Hi All, I’m looking to implement sky modeling a la DES, which uses 4 eigenimages instead of HSC’s single image. I’m trying to ingest a collection of these into my butler repository. I would like to create a new storage class that saves the 4 images of each .fits as a multi-array ExposureF object, and I’m having difficulty navigating the documentation to 1. create this new storage class using the pre-existing ExposureF storage class and 2. register the storage class with the butler. Any assistance would be appreciated!

Step 1 is to work out what your python type is going to be. It sounds like you want a container class that has multiple images inside it. Something like list[ExposureF] for example but you need to define an explicit python type (not something generic like list). Once you have an agreed upon python type you can define the corresponding StorageClass, including any thoughts about components. Once that is agreed upon we can talk about the formatter code that will read and write these python objects.

1 Like

Speaking with @jbosch about this, we were considering whether something simple like a numpy ndarray (ArrowNumpy) would suffice here? Unless there’s specific metadata that you need to bring along with your ingested data?

1 Like

I would not recommend actually using just a NumPy array; that doesn’t leave you any room to extend things in the future, and it’s not descriptive about what’s in it.
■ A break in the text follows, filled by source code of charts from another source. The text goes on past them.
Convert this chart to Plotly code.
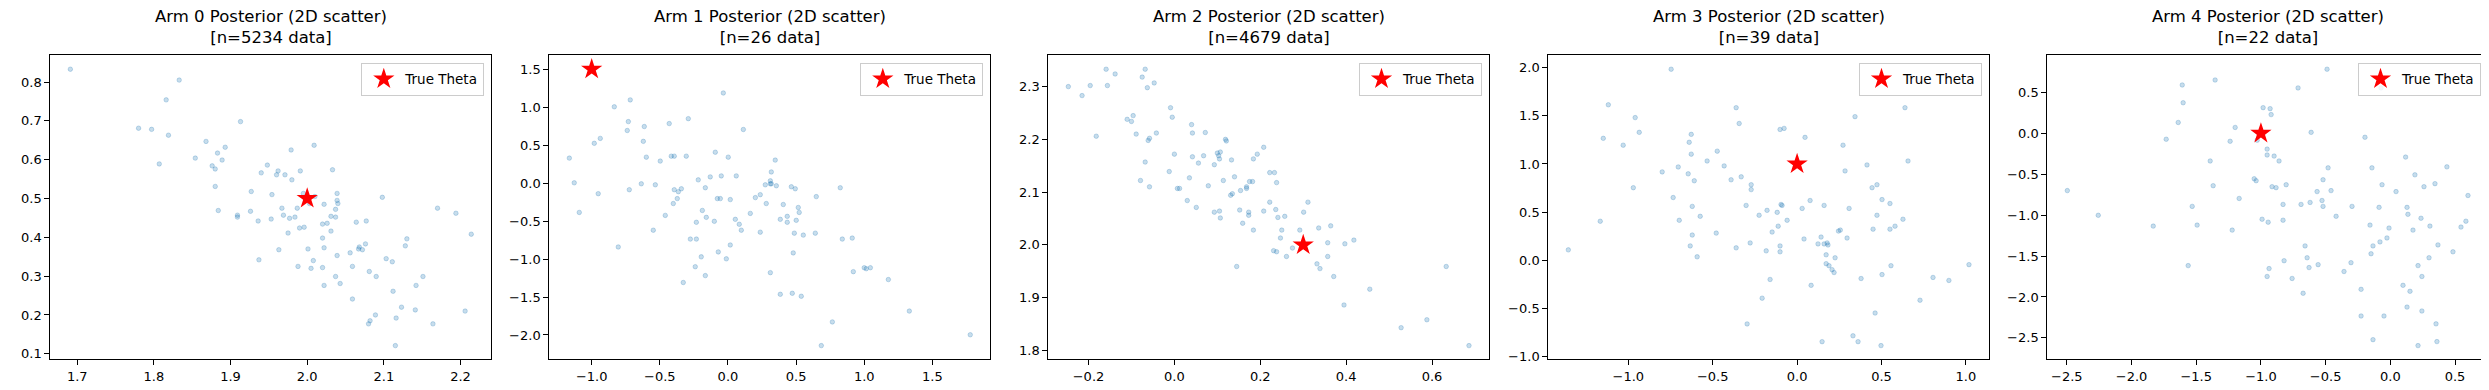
import plotly.graph_objects as go

# ---------------- data ----------------
titles = [
    "Arm 0 Posterior (2D scatter)<br>[n=5234 data]",
    "Arm 1 Posterior (2D scatter)<br>[n=26 data]",
    "Arm 2 Posterior (2D scatter)<br>[n=4679 data]",
    "Arm 3 Posterior (2D scatter)<br>[n=39 data]",
    "Arm 4 Posterior (2D scatter)<br>[n=22 data]",
]
true_theta_x = [2.0, -1.0, 0.3, 0.0, -1.0]
true_theta_y = [0.5, 1.5, 2.0, 1.0, 0.0]

arm0_x = [1.691, 1.833, 1.816, 1.780, 1.797, 1.819, 1.913, 1.868, 1.893, 1.883, 1.807, 1.854, 1.876, 1.880,
          1.889, 1.880, 1.884, 1.927, 1.909, 1.909, 1.926, 1.936, 1.937, 1.948, 1.940, 1.960, 1.962, 1.971,
          1.979, 1.980, 1.991, 2.009, 2.033, 1.954, 1.953, 1.967, 1.969, 1.977, 1.984, 1.987, 1.995, 2.010,
          2.003, 1.975, 1.990, 1.996, 1.963, 2.001, 1.988, 2.005, 2.008, 2.020, 2.026, 2.022, 2.020, 2.022,
          2.031, 2.031, 2.037, 2.037, 2.039, 2.039, 2.040, 2.039, 2.020, 2.037, 2.022, 2.043, 2.059, 2.056,
          2.059, 2.064, 2.077, 2.067, 2.068, 2.072, 2.076, 2.081, 2.090, 2.098, 2.103, 2.111, 2.112, 2.128,
          2.130, 2.151, 2.142, 2.141, 2.123, 2.116, 2.089, 2.082, 2.080, 2.115, 2.164, 2.170, 2.194, 2.214,
          2.206]
arm0_y = [0.833, 0.805, 0.754, 0.681, 0.678, 0.663, 0.698, 0.647, 0.632, 0.617, 0.589, 0.604, 0.584, 0.576,
          0.599, 0.531, 0.469, 0.518, 0.457, 0.452, 0.467, 0.442, 0.342, 0.586, 0.566, 0.561, 0.571, 0.561,
          0.625, 0.548, 0.571, 0.637, 0.574, 0.510, 0.447, 0.475, 0.457, 0.449, 0.452, 0.475, 0.513, 0.505,
          0.487, 0.411, 0.424, 0.426, 0.368, 0.370, 0.325, 0.320, 0.340, 0.434, 0.436, 0.485, 0.398, 0.373,
          0.454, 0.416, 0.472, 0.452, 0.513, 0.495, 0.487, 0.353, 0.322, 0.299, 0.276, 0.281, 0.241, 0.360,
          0.325, 0.439, 0.442, 0.370, 0.375, 0.368, 0.383, 0.312, 0.299, 0.503, 0.345, 0.337, 0.261, 0.378,
          0.396, 0.299, 0.276, 0.213, 0.220, 0.192, 0.200, 0.185, 0.177, 0.121, 0.177, 0.475, 0.462, 0.408,
          0.210]

arm1_x = [-0.034, -0.717, -0.834, -0.731, -0.739, -0.614, -0.291, -0.431, 0.113, -0.937, -0.981, -0.621,
          -1.164, -0.599, -0.497, -0.416, -0.394, -0.306, -0.093, 0.002, 0.347, 0.318, -1.128, -0.952, -1.091,
          -0.636, -0.533, -0.724, -0.394, -0.364, -0.342, -0.372, -0.401, -0.218, -0.130, -0.049, 0.061,
          -0.166, -0.078, -0.056, 0.017, -0.188, -0.159, -0.100, -0.232, -0.460, -0.548, -0.276, -0.232,
          -0.805, -0.196, -0.071, -0.012, 0.017, -0.240, -0.166, -0.328, 0.054, 0.083, 0.098, 0.164, 0.201,
          0.237, 0.274, 0.311, 0.311, 0.318, 0.355, 0.281, 0.237, 0.406, 0.384, 0.435, 0.435, 0.465, 0.494,
          0.516, 0.523, 0.501, 0.487, 0.553, 0.479, 0.648, 0.641, 0.824, 0.839, 0.912, 0.920, 1.000, 1.015,
          1.045, 1.177, 0.311, 0.384, 0.472, 0.538, 0.766, 0.685, 1.331, 1.778]
arm1_y = [1.187, 1.096, 1.005, 0.810, 0.693, 0.745, 0.849, 0.784, 0.706, 0.589, 0.524, 0.550, 0.329, 0.342,
          0.290, 0.355, 0.355, 0.355, 0.407, 0.342, 0.303, 0.147, 0.004, -0.139, -0.386, -0.009, -0.022,
          -0.087, -0.087, -0.113, -0.074, -0.204, -0.269, 0.043, 0.082, 0.095, 0.095, -0.061, -0.204, -0.204,
          -0.217, -0.360, -0.451, -0.503, -0.516, -0.425, -0.620, -0.737, -0.737, -0.841, -0.971, -0.906,
          -0.997, -0.815, -1.101, -1.218, -1.309, -0.477, -0.542, -0.620, -0.399, -0.191, -0.152, -0.022,
          0.030, -0.009, -0.009, -0.035, -0.269, -0.646, -0.282, -0.477, -0.438, -0.516, -0.048, -0.074,
          -0.321, -0.386, -0.490, -0.659, -0.685, -0.919, -0.178, -0.659, -0.061, -0.737, -0.724, -1.166,
          -1.114, -1.127, -1.114, -1.270, -1.179, -1.464, -1.451, -1.490, -1.828, -2.140, -1.685, -1.997]

arm2_x = [-0.247, -0.215, -0.196, -0.159, -0.156, -0.138, -0.075, -0.068, -0.063, -0.047, -0.182, -0.110,
          -0.100, -0.096, -0.089, -0.061, -0.058, -0.042, -0.009, -0.005, -0.068, -0.079, -0.058, -0.012,
          0.000, 0.007, 0.012, 0.030, 0.051, 0.035, 0.040, 0.042, 0.042, 0.056, 0.068, 0.072, 0.079, 0.093,
          0.093, 0.100, 0.103, 0.105, 0.107, 0.105, 0.107, 0.114, 0.119, 0.121, 0.131, 0.135, 0.133, 0.140,
          0.145, 0.152, 0.154, 0.159, 0.168, 0.168, 0.173, 0.173, 0.175, 0.182, 0.184, 0.184, 0.193, 0.208,
          0.208, 0.222, 0.233, 0.238, 0.222, 0.236, 0.241, 0.257, 0.250, 0.247, 0.231, 0.238, 0.261, 0.275,
          0.292, 0.301, 0.311, 0.336, 0.364, 0.357, 0.357, 0.332, 0.339, 0.371, 0.397, 0.418, 0.395, 0.455,
          0.528, 0.588, 0.633, 0.686]
arm2_y = [2.300, 2.283, 2.302, 2.333, 2.302, 2.324, 2.318, 2.333, 2.298, 2.307, 2.206, 2.238, 2.234, 2.245,
          2.210, 2.198, 2.202, 2.212, 2.260, 2.242, 2.157, 2.122, 2.110, 2.139, 2.172, 2.107, 2.107, 2.084,
          2.071, 2.127, 2.228, 2.212, 2.167, 2.155, 2.169, 2.213, 2.112, 2.152, 2.062, 2.174, 2.169, 2.163,
          2.176, 2.064, 2.051, 2.122, 2.200, 2.197, 2.094, 2.097, 2.161, 2.129, 1.959, 2.066, 2.103, 2.041,
          2.110, 2.107, 2.062, 2.056, 2.120, 2.120, 2.028, 2.163, 2.172, 2.185, 2.064, 2.137, 2.137, 2.118,
          2.081, 2.067, 2.052, 2.054, 2.028, 2.013, 1.989, 1.987, 1.978, 1.994, 2.028, 2.062, 2.081, 2.032,
          2.036, 2.004, 1.978, 1.964, 1.955, 1.940, 2.002, 2.009, 1.886, 1.916, 1.843, 1.858, 1.959, 1.809]

arm3_x = [-0.746, -1.118, -0.959, -0.935, -1.148, -1.030, -0.361, -0.343, -0.101, -0.077, 0.047, 0.343,
          0.639, 0.272, 0.414, 0.284, 0.657, 0.444, 0.473, 0.503, 0.550, 0.308, 0.473, 0.627, 0.580, 0.550,
          0.450, 0.256, 0.245, 0.296, -0.627, -0.639, -0.627, -0.473, -0.533, -0.432, -0.704, -0.799, -0.645,
          -0.609, -0.391, -0.331, -0.272, -0.272, -0.970, -0.734, -0.621, -0.698, -0.574, -1.166, -1.355,
          -0.621, -0.479, -0.633, -0.592, -0.361, -0.278, -0.302, -0.225, -0.178, -0.118, -0.095, -0.089,
          -0.059, -0.112, -0.148, 0.030, 0.077, 0.160, 0.041, 0.142, 0.124, 0.160, 0.178, 0.183, 0.172, 0.172,
          0.189, 0.207, 0.219, 0.225, -0.101, -0.101, -0.183, -0.160, 0.083, -0.207, -0.296, 0.148, 0.331,
          0.361, 0.497, 0.462, 0.379, 0.503, 0.556, 0.728, 0.805, 0.899, 1.018]
arm3_y = [1.983, 1.614, 1.481, 1.328, 1.266, 1.195, 1.584, 1.420, 1.358, 1.369, 1.276, 1.491, 1.584, 1.195,
          0.990, 0.928, 1.031, 0.754, 0.785, 0.631, 0.590, 0.539, 0.468, 0.427, 0.355, 0.324, 0.324, 0.314,
          0.304, 0.232, 1.307, 1.225, 1.102, 1.133, 1.031, 0.980, 0.969, 0.918, 0.898, 0.826, 0.836, 0.867,
          0.785, 0.734, 0.754, 0.652, 0.560, 0.416, 0.457, 0.406, 0.109, 0.263, 0.283, 0.150, 0.037, 0.130,
          0.181, 0.570, 0.468, 0.519, 0.498, 0.580, 0.570, 0.416, 0.355, 0.294, 0.539, 0.621, 0.570, 0.222,
          0.242, 0.171, 0.171, 0.181, 0.160, 0.058, -0.034, -0.055, -0.096, -0.126, 0.027, 0.150, 0.089,
          0.099, -0.198, -0.259, -0.392, -0.659, -0.843, -0.782, -0.843, -0.884, -0.546, -0.188, -0.147,
          -0.055, -0.413, -0.177, -0.208, -0.044]

arm4_x = [-0.489, -1.354, -1.608, -0.713, -0.072, -1.601, -0.983, -0.929, -0.921, -1.639, -1.199, -0.612,
          -1.732, -1.238, -1.029, -0.196, -0.952, -0.952, -0.898, -0.860, -1.392, -0.481, -0.142, 0.118,
          0.437, 0.190, -1.052, -1.037, -1.369, -0.914, -0.883, -0.805, -0.520, -0.566, -0.458, -0.064, 0.044,
          0.260, 0.345, 0.600, -1.168, -1.531, -0.829, -0.690, -0.620, -0.528, -0.520, -0.419, -0.296, -0.087,
          0.129, 0.136, 0.237, -2.257, -2.496, -1.832, -1.493, -1.222, -0.991, -0.944, -0.829, -0.157, -0.010,
          -0.026, -0.080, -0.134, -0.149, 0.175, 0.306, 0.546, 0.584, 0.368, 0.484, 0.299, 0.214, 0.244, 0.098,
          0.152, 0.129, 0.244, 0.353, 0.360, 0.214, -0.134, -0.226, -0.049, -0.226, -0.304, -0.358, -0.659,
          -0.643, -0.628, -0.558, -0.821, -0.937, -0.952, -0.759, -0.674, -1.562]
arm4_y = [0.784, 0.652, 0.591, 0.555, 0.555, 0.374, 0.314, 0.302, 0.229, 0.133, 0.072, 0.012, -0.072, -0.097,
          -0.084, -0.048, -0.193, -0.265, -0.278, -0.338, -0.338, -0.422, -0.422, -0.290, -0.410, -0.507,
          -0.555, -0.579, -0.640, -0.652, -0.664, -0.628, -0.567, -0.712, -0.700, -0.628, -0.712, -0.652,
          -0.615, -0.760, -0.796, -0.893, -0.869, -0.869, -0.845, -0.821, -0.893, -1.014, -0.893, -0.905,
          -0.905, -0.990, -1.038, -1.002, -0.700, -1.134, -1.122, -1.183, -1.050, -1.086, -1.062, -1.122,
          -1.158, -1.279, -1.327, -1.376, -1.472, -1.183, -1.134, -1.146, -1.074, -1.364, -1.448, -1.521,
          -1.617, -1.750, -1.858, -1.931, -2.124, -2.172, -2.329, -2.546, -2.595, -2.522, -2.233, -2.233,
          -1.907, -1.581, -1.689, -1.376, -1.521, -1.641, -1.605, -1.557, -1.653, -1.750, -1.774, -1.955,
          -1.617]

arms_x = [arm0_x, arm1_x, arm2_x, arm3_x, arm4_x]
arms_y = [arm0_y, arm1_y, arm2_y, arm3_y, arm4_y]
x_dtick = [0.1, 0.5, 0.2, 0.5, 0.5]
y_dtick = [0.1, 0.5, 0.1, 0.5, 0.5]

# ---------------- layout geometry (pixels) ----------------
W, H = 2489, 390
ax_left = [42.3, 541.3, 1040.3, 1540.3, 2039.3]
ax_right = [483.3, 982.3, 1481.0, 1981.0, 2480.0]
ax_top, ax_bottom = 48.0, 356.0

fig = go.Figure()
layout = dict(
    width=W, height=H,
    margin=dict(l=0, r=0, t=0, b=0),
    paper_bgcolor="white", plot_bgcolor="white",
    font=dict(family="DejaVu Sans", size=13, color="black"),
    showlegend=True,
    annotations=[],
)

tick_font = dict(family="DejaVu Sans", size=13, color="black")

for i in range(5):
    sfx = "" if i == 0 else str(i + 1)
    xa, ya = "x" + sfx, "y" + sfx
    leg = "legend" + sfx
    fig.add_trace(go.Scatter(
        x=arms_x[i], y=arms_y[i], mode="markers", xaxis=xa, yaxis=ya,
        marker=dict(size=4.5, color="rgba(31,119,180,0.25)",
                    line=dict(width=0.8, color="rgba(31,119,180,0.3)")),
        showlegend=False, hoverinfo="skip"))
    fig.add_trace(go.Scatter(
        x=[true_theta_x[i]], y=[true_theta_y[i]], mode="markers", xaxis=xa, yaxis=ya,
        marker=dict(symbol="star", size=16, color="red", line=dict(width=0)),
        name="True Theta", legend=leg, showlegend=True))

    allx = arms_x[i] + [true_theta_x[i]]
    ally = arms_y[i] + [true_theta_y[i]]
    xlo, xhi = min(allx), max(allx)
    ylo, yhi = min(ally), max(ally)
    px_, py_ = 0.05 * (xhi - xlo), 0.05 * (yhi - ylo)

    x0, x1 = ax_left[i] / W, ax_right[i] / W
    y0, y1 = 1 - ax_bottom / H, 1 - ax_top / H
    common = dict(showgrid=False, zeroline=False, showline=True, linecolor="black", linewidth=1,
                  mirror=True, ticks="outside", ticklen=5, tickwidth=1, tickcolor="black",
                  tickfont=tick_font, tickformat=".1f", tick0=0)
    layout["xaxis" + sfx] = dict(domain=[x0, x1], anchor=ya, range=[xlo - px_, xhi + px_],
                                 dtick=x_dtick[i], **common)
    layout["yaxis" + sfx] = dict(domain=[y0, y1], anchor=xa, range=[ylo - py_, yhi + py_],
                                 dtick=y_dtick[i], **common)
    layout[leg] = dict(x=x1 - 7 / W, y=y1 - 7.3 / H, xanchor="right", yanchor="top",
                       bgcolor="rgba(255,255,255,0.8)", bordercolor="#cccccc", borderwidth=1,
                       itemwidth=33,
                       font=dict(family="DejaVu Sans", size=13.5, color="black"))
    layout["annotations"].append(dict(
        text=titles[i], xref="paper", yref="paper", x=(x0 + x1) / 2, y=y1 + 6 / H,
        xanchor="center", yanchor="bottom", showarrow=False, align="center",
        font=dict(family="DejaVu Sans", size=16.5, color="black")))

fig.update_layout(**layout)
fig.write_html("out.html")
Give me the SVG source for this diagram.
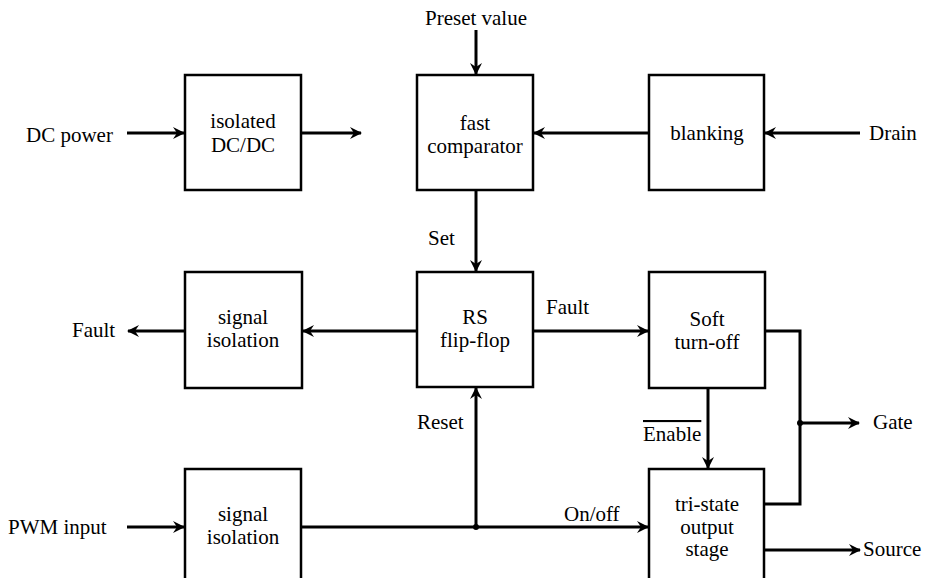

But a simple class (maybe a dataclass) built on top of Numpy arrays would be easier to maintain than something built on top of afw.image objects, unless there’s something specific you’re getting out of those afw objects.

2 Likes

What I was trying to say in my original comment was that I strongly suggest you create a proper python class for this data. Using a generic type seems easy to begin with but it very quickly makes it very difficult if you decide you want to add some extra metadata or rearrange the way you do things. A proper type also gives you type safety since butler will check that it is receiving the right thing, and also the ability in the future to support storage class conversions in a more robust way. A data class that has the numpy arrays in it gives you much more flexibility to evolve.

1 Like

Thanks for the response! I suppose the only requirements I have for the data is that it can store the 4 images of each .fits (as numpy arrays), along with their corresponding filter and ccd numbers, in a way that can be read with the HSC sky modeling pipeline, and that it can be manipulated with the butler of course.